Me conmueve la presencia continua y la pasión de las protestas de Black Lives Matters en mi ciudad y en otras, incluso después de que los medios de comunicación nacionales hayan pasado a otros temas. Sin embargo, como todo movimiento de protesta, este tendrá que lidiar eventualmente con la esclerosis de nuestro sistema político, su incapacidad para reflejar las demandas populares y el afianzamiento del poder en nuestros sistemas sociales y económicos. De hecho, ninguna cantidad de concienciación será suficiente para reorientar el carácter esencialmente racista de nuestra sociedad. (Me siento tentado a mencionar el resurgimiento del interés en el libro White Fragility, pero otros han abordado el tema lo suficiente, así que lo dejaré de lado). 

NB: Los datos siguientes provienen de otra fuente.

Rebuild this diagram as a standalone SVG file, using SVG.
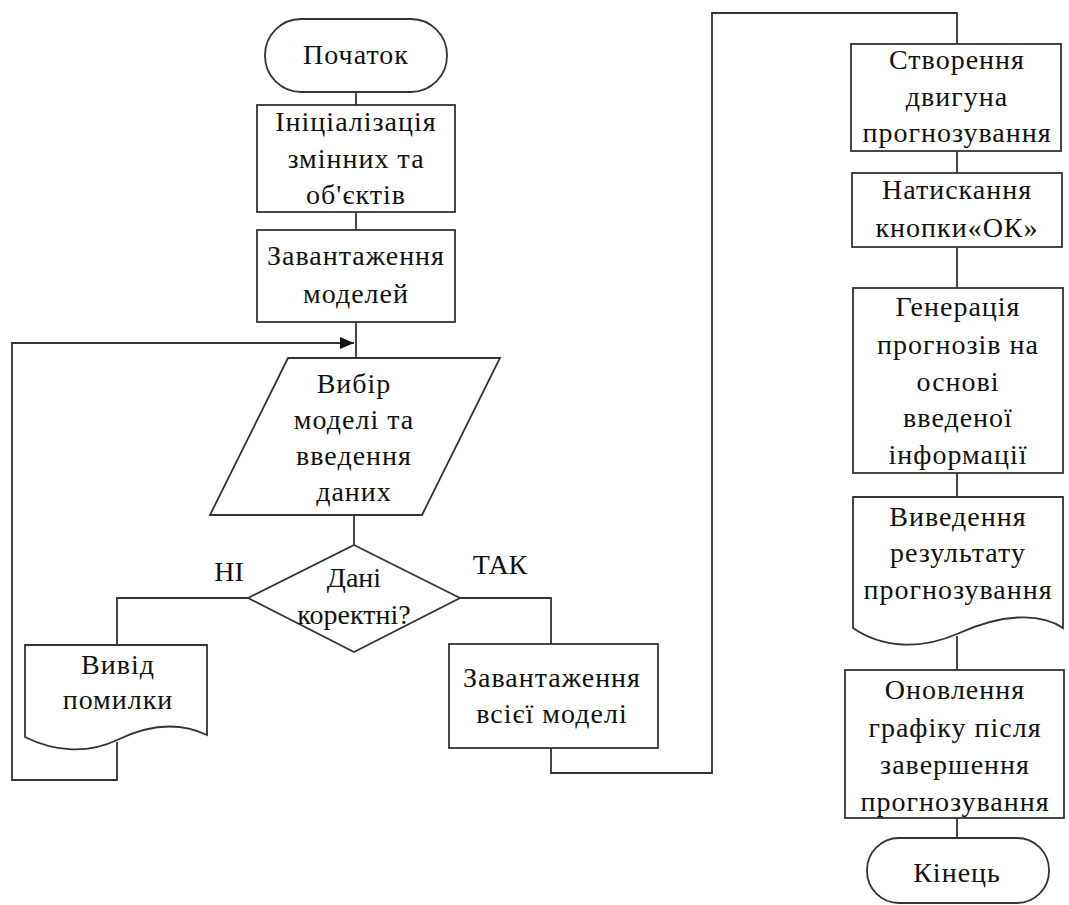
<svg xmlns="http://www.w3.org/2000/svg" width="1069" height="905" viewBox="0 0 1069 905">
  <style>
    .shape { fill: #ffffff; stroke: #333333; stroke-width: 1.8; }
    .wire { fill: none; stroke: #333333; stroke-width: 1.8; }
  </style>
  <defs>
    <marker id="arrow" viewBox="0 0 14 12" refX="14" refY="6" markerWidth="14" markerHeight="12" markerUnits="userSpaceOnUse" orient="auto">
      <path d="M0,0 L14,6 L0,12 Z" fill="#111111"/>
    </marker>
  </defs>

  <rect width="1069" height="905" fill="#ffffff"/>

  <!-- connectors -->
  <g id="connectors">
    <line class="wire" x1="356" y1="92" x2="356" y2="105"/>
    <line class="wire" x1="356" y1="212" x2="356" y2="230"/>
    <line class="wire" x1="356" y1="322" x2="356" y2="358"/>
    <line class="wire" x1="354" y1="515" x2="354" y2="545"/>
    <!-- НІ branch -->
    <polyline class="wire" points="248,598 117,598 117,645"/>
    <!-- loop back to input -->
    <polyline class="wire" points="117,742 117,780 12,780 12,343 354,343" marker-end="url(#arrow)"/>
    <!-- ТАК branch -->
    <polyline class="wire" points="460,598 551,598 551,644"/>
    <polyline class="wire" points="551,748 551,773 712,773 712,13 957,13 957,44"/>
    <line class="wire" x1="957" y1="151" x2="957" y2="173"/>
    <line class="wire" x1="957" y1="247" x2="957" y2="288"/>
    <line class="wire" x1="957" y1="473" x2="957" y2="497"/>
    <line class="wire" x1="957" y1="636" x2="957" y2="670"/>
    <line class="wire" x1="957" y1="818" x2="957" y2="838"/>
  </g>

  <g font-family="Liberation Serif, Times New Roman, serif" font-size="28" fill="#111111" text-anchor="middle" letter-spacing="1">
  <g id="start">
    <rect class="shape" x="265" y="19" width="182" height="73" rx="36" ry="36"/>
    <text x="356" y="64">Початок</text>
  </g>

  <g id="init">
    <rect class="shape" x="257" y="105" width="198" height="107"/>
    <text x="356" y="131">Ініціалізація</text>
    <text x="356" y="168">змінних та</text>
    <text x="356" y="204">об'єктів</text>
  </g>

  <g id="load-models">
    <rect class="shape" x="257" y="230" width="198" height="92"/>
    <text x="356" y="265">Завантаження</text>
    <text x="356" y="303">моделей</text>
  </g>

  <g id="input">
    <polygon class="shape" points="288,358 500,358 422,515 210,515"/>
    <text x="354" y="393">Вибір</text>
    <text x="354" y="429">моделі та</text>
    <text x="354" y="465">введення</text>
    <text x="354" y="501">даних</text>
  </g>

  <g id="check">
    <polygon class="shape" points="354,545 460,598 354,652 248,598"/>
    <text x="354" y="587" letter-spacing="0">Дані</text>
    <text x="354" y="624" letter-spacing="0">коректні?</text>
  </g>

  <g id="branch-labels" letter-spacing="0">
    <text x="229" y="581">НІ</text>
    <text x="500" y="574">ТАК</text>
  </g>

  <g id="error">
    <path class="shape" d="M25,645 H207 V735 C180,722 150,724 117,740 C88,754 55,752 25,737 Z"/>
    <text x="118" y="674">Вивід</text>
    <text x="118" y="709">помилки</text>
  </g>

  <g id="load-full">
    <rect class="shape" x="449" y="644" width="209" height="104"/>
    <text x="552" y="687">Завантаження</text>
    <text x="552" y="723">всієї моделі</text>
  </g>

  <g id="engine">
    <rect class="shape" x="851" y="44" width="210" height="107"/>
    <text x="957" y="69">Створення</text>
    <text x="957" y="106">двигуна</text>
    <text x="957" y="142">прогнозування</text>
  </g>

  <g id="press-ok">
    <rect class="shape" x="852" y="173" width="210" height="74"/>
    <text x="957" y="199">Натискання</text>
    <text x="957" y="237">кнопки«ОК»</text>
  </g>

  <g id="generate">
    <rect class="shape" x="853" y="288" width="210" height="185"/>
    <text x="958" y="316">Генерація</text>
    <text x="958" y="354">прогнозів на</text>
    <text x="958" y="391">основі</text>
    <text x="958" y="427">введеної</text>
    <text x="958" y="464">інформації</text>
  </g>

  <g id="result">
    <path class="shape" d="M853,497 H1063 V628 C1040,612 1000,614 957,634 C920,650 882,648 853,628 Z"/>
    <text x="958" y="526">Виведення</text>
    <text x="958" y="562">результату</text>
    <text x="958" y="599">прогнозування</text>
  </g>

  <g id="refresh">
    <rect class="shape" x="845" y="670" width="219" height="148"/>
    <text x="955" y="699">Оновлення</text>
    <text x="955" y="737">графіку після</text>
    <text x="955" y="774">завершення</text>
    <text x="955" y="811">прогнозування</text>
  </g>

  <g id="end">
    <rect class="shape" x="867" y="838" width="182" height="65" rx="32" ry="32"/>
    <text x="957" y="882">Кінець</text>
  </g>
  </g>
</svg>
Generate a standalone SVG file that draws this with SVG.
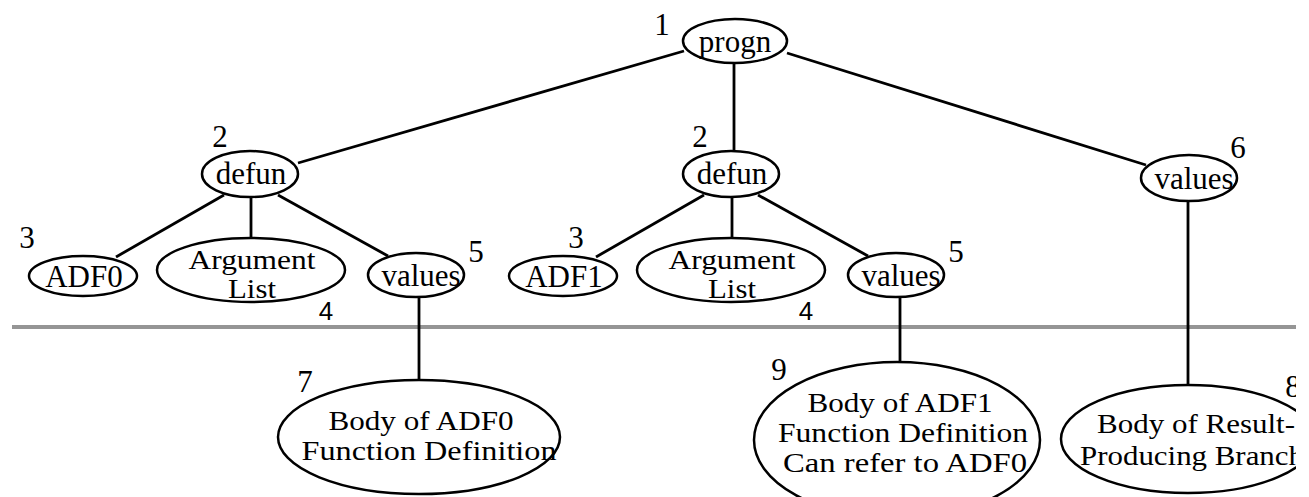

Lo que se necesita para sostener este movimiento frente a obstáculos tan formidables es una esperanza radical. Encuentro tal esperanza en la doctrina agustiniana de la gracia, la respuesta inmerecida de Dios a nuestra naturaleza pecaminosa y su manifestación inevitablemente pecaminosa en nuestra vida individual y social. La reconciliación sigue siendo posible para nosotros a pesar de nuestro quebrantamiento y el quebrantamiento del mundo. Nos tranquiliza: "Mi yugo es fácil y ligera mi carga". 

Juntas, estas dos percepciones sobre el pecado y la gracia nos dirigen a una política transformadora, una que nos pide que miremos más allá del estándar de pureza interior hacia una visión de responsabilidad social en la que nuestra complicidad con el racismo y todas las formas de opresión no solo puedan ser reconocidas sino también forman una base para la solidaridad. Estamos entretejidos con la injusticia, pero también entre nosotros.